Est-ce qu’il y a, aujourd’hui, une possibilité de moraliser cette question foncière ?

Je pense que c’est faisable. Depuis notre arrivée, nous avons mis en place des dispositifs d’accueil à travers un mécanisme efficace de contrôle qui pousse l’investigation jusqu’au terrain. Il s’agit d’enquêtes de proximité. Quand un usager fait une demande pour avoir des papiers pour son champ, la demande est d’abord signée par le chef de village, deux conseillers du village et le Maire de la collectivité en question. Ensuite, le dossier est transmis aux services du Génie rural pour l’enquête qui sera menée en prenant les renseignements auprès des voisins les plus immédiats pour ne pas poser d’actes illicites. C’est pour dissuader les personnes qui tentent de nous induire en erreur. Cette démarche à pour objectif d’amener les communautés vers une gestion morale du foncier. Pour ce qui concerne les lots à usage d’habitation, deux services ont été responsabilisés pour sa gestion. Quand le dossier est jugé techniquement bon, les services techniques fournissent des fiches techniques pour chaque dossier. C’est une façon de les responsabiliser et au cas où ils essayent d’induire l’administration en erreur, ils iront répondre devant la justice. Certains, malgré qu’ils soient des agents du service public, ont trompé la bonne foi de l’administration et ils en ont fait les frais. A mon niveau, quand un usager tente de nous tromper et s’il est vérifié qu’il a posé des actes illicites, je le défère. Donc, lorsque nous faisons objet d’escroquerie, nous ne restons jamais les bras croisés. Cela, pour éviter qu’on pense que nous sommes complices de la situation. Cette mesure est valable pour les usagers, mais aussi pour les agents techniques qui sont mes collaborateurs les plus immédiats.
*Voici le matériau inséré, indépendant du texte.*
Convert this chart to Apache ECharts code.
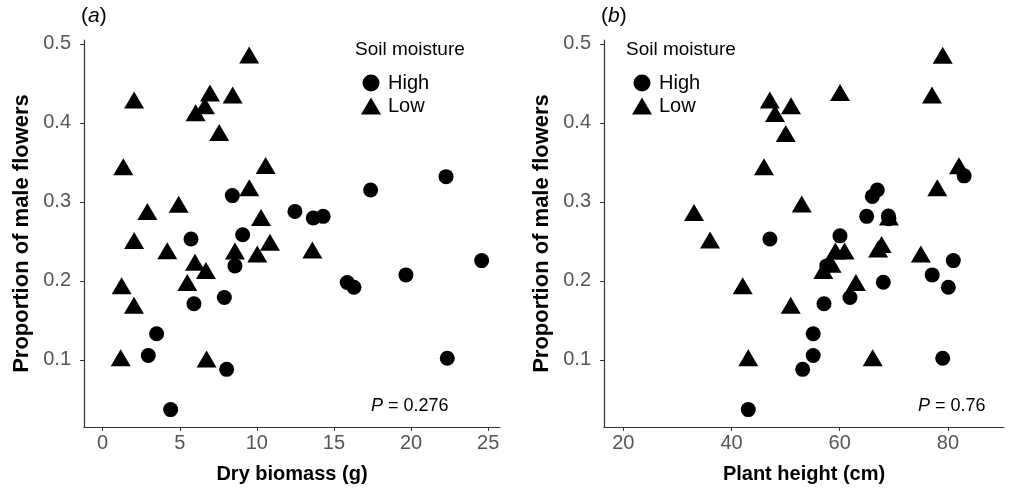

C’est ce qui incite, aujourd’hui, les gens à aller vers une gestion concertée du foncier. Chef de village, conseillers de village, autorités municipales, tous doivent répondre devant la loi quand ils posent des actes immoraux et illicites. En tout cas, tous ceux qui poseront ces actes illicites et immoraux, n’y échapperont pas.

Maintenant à Kati, nous avons consacré deux jours (mardi et jeudi) aux audiences lors desquelles nous réglons les litiges fonciers. Quand deux personnes ont un litige foncier, nous procédons à des rencontres contradictoires entre le plaignant et celui qui est convoqué. Cela nous permet, contrairement aux tribunaux, de pouvoir gérer de façon sociale ce litige foncier. Ce sont autant de jalons pour lutter efficacement contre la spéculation foncière, mais ce n’est pas l’affaire du préfet seul. Il faut l’implication effective de toutes les parties prenantes.